What is a Slug? — URL Slugs Explained
Definition
A slug is the URL-friendly portion of a web address that identifies a specific page or resource in a human-readable way. Slugs are made up of lowercase letters, numbers, and hyphens, with spaces and special characters replaced or removed. For example, the blog post "What is a URL Slug?" might have the slug "what-is-a-url-slug". Well-crafted slugs improve URL readability, help search engines understand page content, and remain stable links when page titles change.
How It Works
Generating a slug from a title involves: converting to lowercase, replacing spaces with hyphens, removing or replacing characters that are not letters, numbers, or hyphens (using transliteration for accented characters like é→e, ñ→n), collapsing multiple consecutive hyphens into one, and trimming leading/trailing hyphens. For Unicode titles in non-Latin scripts, the transliteration step is critical — "François" becomes "francois" and "日本語" becomes a transliterated equivalent. CMS platforms like WordPress, Ghost, and headless CMS tools generate slugs automatically.
Common Use Cases
- ▸Blog post and article URLs (/blog/what-is-a-url-slug)
- ▸Product page URLs in e-commerce (/products/blue-running-shoes-mens)
- ▸Category and tag URLs in CMS-driven sites
- ▸Creating stable IDs for user-created content from display names
- ▸File naming conventions for assets and documentation
Example
Title: "Hello, World! This is my 1st blog post." Slug: "hello-world-this-is-my-1st-blog-post" Title: "François & the Résumé" Slug: "francois-and-the-resume" Title: "Top 10 Node.js Tips & Tricks" Slug: "top-10-nodejs-tips-and-tricks"
Related Tools
FAQ
- Should I use hyphens or underscores in slugs?
- Use hyphens. Google treats hyphens as word separators in URLs, so "my-page" is treated as "my page" for search purposes. Underscores are treated as word joiners, so "my_page" is a single word "mypage" for Google. Hyphens also look cleaner in browser address bars.

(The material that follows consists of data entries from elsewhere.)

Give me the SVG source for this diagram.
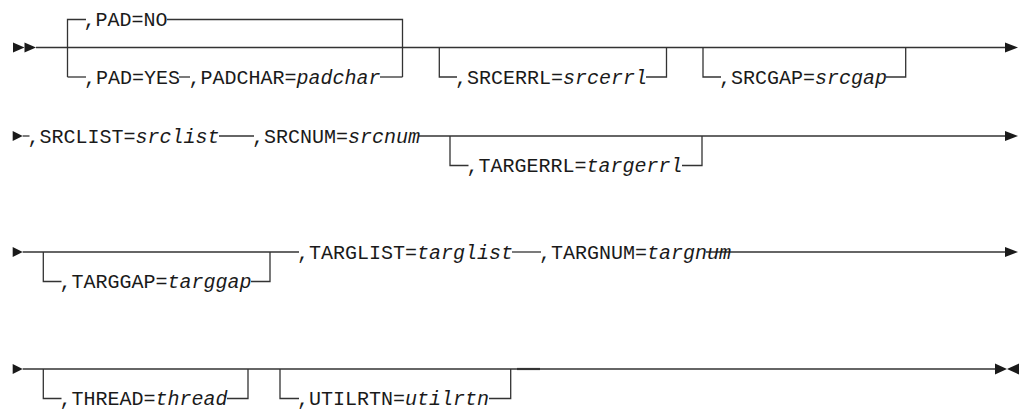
<svg xmlns="http://www.w3.org/2000/svg" width="1024" height="410" viewBox="0 0 1024 410">
<style>
.t{font-family:"Liberation Mono","DejaVu Sans Mono",monospace;font-size:20px;fill:#1a1a1a}
.i{font-style:italic}
.c{fill:none;stroke:#333;stroke-width:1.3}
.a{fill:#1a1a1a}
</style>
<rect width="1024" height="410" fill="#fff"/>
<g id="connectors">
<!-- row 1 -->
<polygon class="a" points="13,42.5 24.5,47.5 13,52.5"/>
<polygon class="a" points="24.5,42.5 36,47.5 24.5,52.5"/>
<path class="c" d="M36,47.5H1005"/>
<polygon class="a" points="1005,42.5 1018,47.5 1005,52.5"/>
<path class="c" d="M67.5,77V19.5H86"/>
<path class="c" d="M167,19.5H402.5V77"/>
<path class="c" d="M67.5,77H86"/>
<path class="c" d="M179,77H190"/>
<path class="c" d="M380,77H402.5"/>
<path class="c" d="M439.3,47.5V77H457"/>
<path class="c" d="M646,77H666.5V47.5"/>
<path class="c" d="M703,47.5V77H721"/>
<path class="c" d="M886,77H905.7V47.5"/>
<!-- row 2 -->
<polygon class="a" points="12.7,131 22.7,136 12.7,141"/>
<path class="c" d="M22.7,136H29.5"/>
<path class="c" d="M219,136H254"/>
<path class="c" d="M419,136H1005"/>
<polygon class="a" points="1005,131 1018,136 1005,141"/>
<path class="c" d="M450,136V165.5H468.5"/>
<path class="c" d="M682,165.5H702V136"/>
<!-- row 3 -->
<polygon class="a" points="12.7,247 22.7,252 12.7,257"/>
<path class="c" d="M22.7,252H299"/>
<path class="c" d="M512,252H541"/>
<path class="c" d="M706,252H1005"/>
<polygon class="a" points="1005,247 1018,252 1005,257"/>
<path class="c" d="M43.3,252V281.5H61.5"/>
<path class="c" d="M251,281.5H270V252"/>
<!-- row 4 -->
<polygon class="a" points="12.7,364 22.7,369 12.7,374"/>
<path class="c" d="M22.7,369H995"/>
<path class="c" d="M517,369H540" style="stroke-width:2.2"/>
<polygon class="a" points="995,363.5 1007,369 995,374.5"/>
<polygon class="a" points="1019,363.5 1007,369 1019,374.5"/>
<path class="c" d="M43.3,369V398.5H61.5"/>
<path class="c" d="M227,398.5H248V369"/>
<path class="c" d="M280,369V398.5H299"/>
<path class="c" d="M489,398.5H510.7V369"/>
</g>
<g id="pad-no"><text class="t" x="83.6" y="26">,PAD=NO</text></g>
<g id="pad-yes"><text class="t" x="84" y="83.5">,PAD=YES</text></g>
<g id="padchar"><text class="t" x="188.5" y="83.5">,PADCHAR=<tspan class="i">padchar</tspan></text></g>
<g id="srcerrl"><text class="t" x="455" y="83.5">,SRCERRL=<tspan class="i">srcerrl</tspan></text></g>
<g id="srcgap"><text class="t" x="719" y="83.5">,SRCGAP=<tspan class="i">srcgap</tspan></text></g>
<g id="srclist"><text class="t" x="27.5" y="142.5">,SRCLIST=<tspan class="i">srclist</tspan></text></g>
<g id="srcnum"><text class="t" x="252" y="142.5">,SRCNUM=<tspan class="i">srcnum</tspan></text></g>
<g id="targerrl"><text class="t" x="466.5" y="172">,TARGERRL=<tspan class="i">targerrl</tspan></text></g>
<g id="targgap"><text class="t" x="59.5" y="288">,TARGGAP=<tspan class="i">targgap</tspan></text></g>
<g id="targlist"><text class="t" x="297" y="258.5">,TARGLIST=<tspan class="i">targlist</tspan></text></g>
<g id="targnum"><text class="t" x="539" y="258.5">,TARGNUM=<tspan class="i">targnum</tspan></text></g>
<g id="thread"><text class="t" x="59.5" y="405">,THREAD=<tspan class="i">thread</tspan></text></g>
<g id="utilrtn"><text class="t" x="297" y="405">,UTILRTN=<tspan class="i">utilrtn</tspan></text></g>
</svg>
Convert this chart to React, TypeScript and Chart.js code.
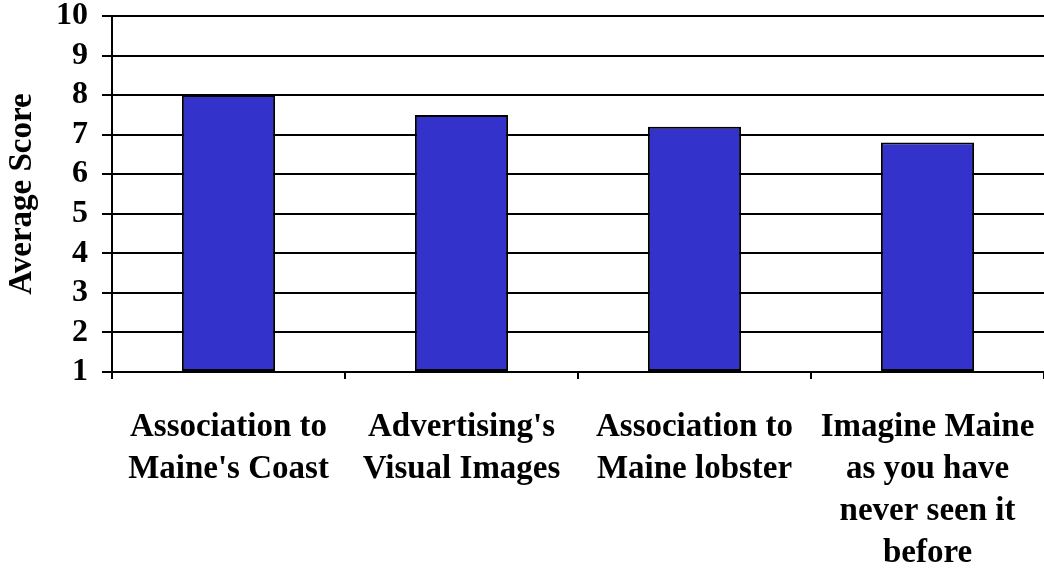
import React, { useEffect, useRef } from "react";
import { Chart, registerables } from "chart.js";

Chart.register(...registerables);

const categories: string[][] = [
  ["Association to", "Maine's Coast"],
  ["Advertising's", "Visual Images"],
  ["Association to", "Maine lobster"],
  ["Imagine Maine", "as you have", "never seen it", "before"],
];
const scores: number[] = [8.0, 7.5, 7.2, 6.8];
const yTicks: number[] = [1, 2, 3, 4, 5, 6, 7, 8, 9, 10];
const yTitle = "Average Score";

const FONT = "'Liberation Serif', 'Times New Roman', Times, serif";

export default function App() {
  const ref = useRef<HTMLCanvasElement | null>(null);

  useEffect(() => {
    if (!ref.current) return;
    const chart = new Chart(ref.current, {
      type: "bar",
      data: {
        labels: categories,
        datasets: [
          {
            data: scores,
            base: yTicks[0],
            backgroundColor: "#3333CC",
            borderColor: "#000000",
            borderWidth: 2,
            borderSkipped: false,
            barPercentage: 0.4,
            categoryPercentage: 1,
          } as any,
        ],
      },
      options: {
        responsive: false,
        animation: false,
        layout: { padding: { top: 16, right: -1, left: 0, bottom: 0 } },
        plugins: {
          legend: { display: false },
          tooltip: { enabled: false },
        },
        scales: {
          x: {
            type: "category",
            offset: true,
            grid: {
              display: true,
              drawOnChartArea: false,
              drawTicks: true,
              tickLength: 7,
              color: "#000000",
              lineWidth: 2,
              offset: true,
            },
            border: { display: true, color: "#000000", width: 2 },
            ticks: {
              color: "#000000",
              font: { family: FONT, size: 33, weight: "bold", lineHeight: 1.27 },
              maxRotation: 0,
              minRotation: 0,
              autoSkip: false,
              padding: 28,
            },
            afterFit: (scale: any) => {
              scale.height = 197;
              scale.paddingLeft = 0;
              scale.paddingRight = 0;
            },
          },
          y: {
            type: "linear",
            min: yTicks[0],
            max: yTicks[yTicks.length - 1],
            afterBuildTicks: (scale: any) => {
              scale.ticks = yTicks.map((v) => ({ value: v }));
            },
            grid: {
              display: true,
              drawOnChartArea: true,
              drawTicks: true,
              tickLength: 10,
              color: "#000000",
              lineWidth: 2,
            },
            border: { display: true, color: "#000000", width: 2 },
            ticks: {
              color: "#000000",
              font: { family: FONT, size: 32, weight: "bold", lineHeight: 1 },
              padding: 14,
            },
            title: {
              display: true,
              text: yTitle,
              color: "#000000",
              font: { family: FONT, size: 33, weight: "bold", lineHeight: 1 },
              padding: { top: 6, bottom: 0 },
            },
            afterFit: (scale: any) => {
              scale.width = 112;
              scale.paddingTop = 0;
              scale.paddingBottom = 0;
            },
          },
        },
      },
    });
    return () => chart.destroy();
  }, []);

  return (
    <div
      style={{
        position: "fixed",
        left: 0,
        top: 0,
        width: 1044,
        height: 569,
        background: "#ffffff",
      }}
    >
      <canvas ref={ref} width={1044} height={569} />
    </div>
  );
}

- Can I change a slug after publishing?
- Avoid changing slugs after publishing because the old URL will return a 404. If you must change a slug, set up a permanent 301 redirect from the old URL to the new one to preserve SEO value and user bookmarks.
- How long should a slug be?
- Keep slugs concise — typically 3 to 6 meaningful words. Remove stop words like "a", "the", "and", "of" to keep the URL shorter. Long slugs are harder to share, read, and type. Most SEO guidance recommends slugs under 60 characters.